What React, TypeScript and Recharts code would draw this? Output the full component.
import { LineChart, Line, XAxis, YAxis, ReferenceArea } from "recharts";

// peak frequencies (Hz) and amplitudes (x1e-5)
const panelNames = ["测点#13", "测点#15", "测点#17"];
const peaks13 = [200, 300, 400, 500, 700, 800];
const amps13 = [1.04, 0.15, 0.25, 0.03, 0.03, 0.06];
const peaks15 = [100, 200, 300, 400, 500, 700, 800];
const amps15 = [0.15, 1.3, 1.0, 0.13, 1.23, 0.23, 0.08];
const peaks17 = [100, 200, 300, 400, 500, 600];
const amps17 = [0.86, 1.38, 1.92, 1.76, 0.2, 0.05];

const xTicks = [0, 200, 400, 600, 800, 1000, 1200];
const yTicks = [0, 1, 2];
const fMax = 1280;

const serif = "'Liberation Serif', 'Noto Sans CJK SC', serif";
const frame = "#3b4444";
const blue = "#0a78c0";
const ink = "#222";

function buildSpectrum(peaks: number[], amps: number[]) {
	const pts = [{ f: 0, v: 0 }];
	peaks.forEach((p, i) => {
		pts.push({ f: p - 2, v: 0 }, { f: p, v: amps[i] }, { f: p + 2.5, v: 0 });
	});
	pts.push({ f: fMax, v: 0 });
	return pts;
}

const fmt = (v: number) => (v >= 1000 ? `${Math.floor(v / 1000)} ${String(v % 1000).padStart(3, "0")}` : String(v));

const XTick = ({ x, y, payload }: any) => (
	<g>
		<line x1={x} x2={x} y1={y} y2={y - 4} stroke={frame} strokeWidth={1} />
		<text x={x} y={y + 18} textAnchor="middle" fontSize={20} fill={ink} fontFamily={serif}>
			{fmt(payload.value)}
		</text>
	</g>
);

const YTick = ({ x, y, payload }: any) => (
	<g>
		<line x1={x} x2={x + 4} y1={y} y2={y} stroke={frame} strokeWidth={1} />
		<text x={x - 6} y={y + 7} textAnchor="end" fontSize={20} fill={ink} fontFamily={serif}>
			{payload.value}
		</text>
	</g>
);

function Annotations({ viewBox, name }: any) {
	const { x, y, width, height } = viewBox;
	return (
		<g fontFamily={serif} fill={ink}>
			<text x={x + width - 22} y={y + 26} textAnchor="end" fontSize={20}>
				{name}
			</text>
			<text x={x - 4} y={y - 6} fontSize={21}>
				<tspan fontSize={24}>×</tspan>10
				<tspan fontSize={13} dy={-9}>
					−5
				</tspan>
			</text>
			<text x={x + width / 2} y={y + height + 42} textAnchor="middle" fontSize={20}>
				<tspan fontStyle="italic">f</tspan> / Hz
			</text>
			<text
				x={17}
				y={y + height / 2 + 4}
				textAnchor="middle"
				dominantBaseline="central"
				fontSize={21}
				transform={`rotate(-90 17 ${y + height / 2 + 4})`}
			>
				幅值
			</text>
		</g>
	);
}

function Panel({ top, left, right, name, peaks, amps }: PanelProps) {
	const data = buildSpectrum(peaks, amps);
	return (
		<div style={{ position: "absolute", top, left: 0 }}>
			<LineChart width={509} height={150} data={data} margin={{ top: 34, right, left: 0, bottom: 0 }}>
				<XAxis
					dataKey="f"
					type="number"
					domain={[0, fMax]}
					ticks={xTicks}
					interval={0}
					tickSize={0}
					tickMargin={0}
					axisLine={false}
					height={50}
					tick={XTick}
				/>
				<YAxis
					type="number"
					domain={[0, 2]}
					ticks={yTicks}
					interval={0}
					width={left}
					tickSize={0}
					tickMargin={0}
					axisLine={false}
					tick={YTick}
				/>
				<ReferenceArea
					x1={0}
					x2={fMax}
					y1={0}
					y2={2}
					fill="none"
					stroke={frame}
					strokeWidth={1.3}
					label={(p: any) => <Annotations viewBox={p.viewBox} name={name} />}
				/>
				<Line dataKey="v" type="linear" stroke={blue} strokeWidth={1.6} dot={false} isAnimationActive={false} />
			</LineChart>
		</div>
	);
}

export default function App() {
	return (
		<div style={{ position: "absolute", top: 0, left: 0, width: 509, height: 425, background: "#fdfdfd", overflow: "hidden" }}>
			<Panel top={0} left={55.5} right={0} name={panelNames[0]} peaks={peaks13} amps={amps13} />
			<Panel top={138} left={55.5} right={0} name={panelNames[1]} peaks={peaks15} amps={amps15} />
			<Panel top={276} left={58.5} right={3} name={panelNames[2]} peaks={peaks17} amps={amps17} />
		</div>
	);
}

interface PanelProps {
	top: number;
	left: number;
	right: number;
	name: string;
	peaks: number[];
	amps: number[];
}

# WORK REQUIRED
Return only the lines spanning from the first line of the material through the line with "XAxis, YAxis, ReferenceArea", copied exactly, both ends kept.

# ANSWER TO THE PROBLEM
What React, TypeScript and Recharts code would draw this? Output the full component.
import { LineChart, Line, XAxis, YAxis, ReferenceArea } from "recharts";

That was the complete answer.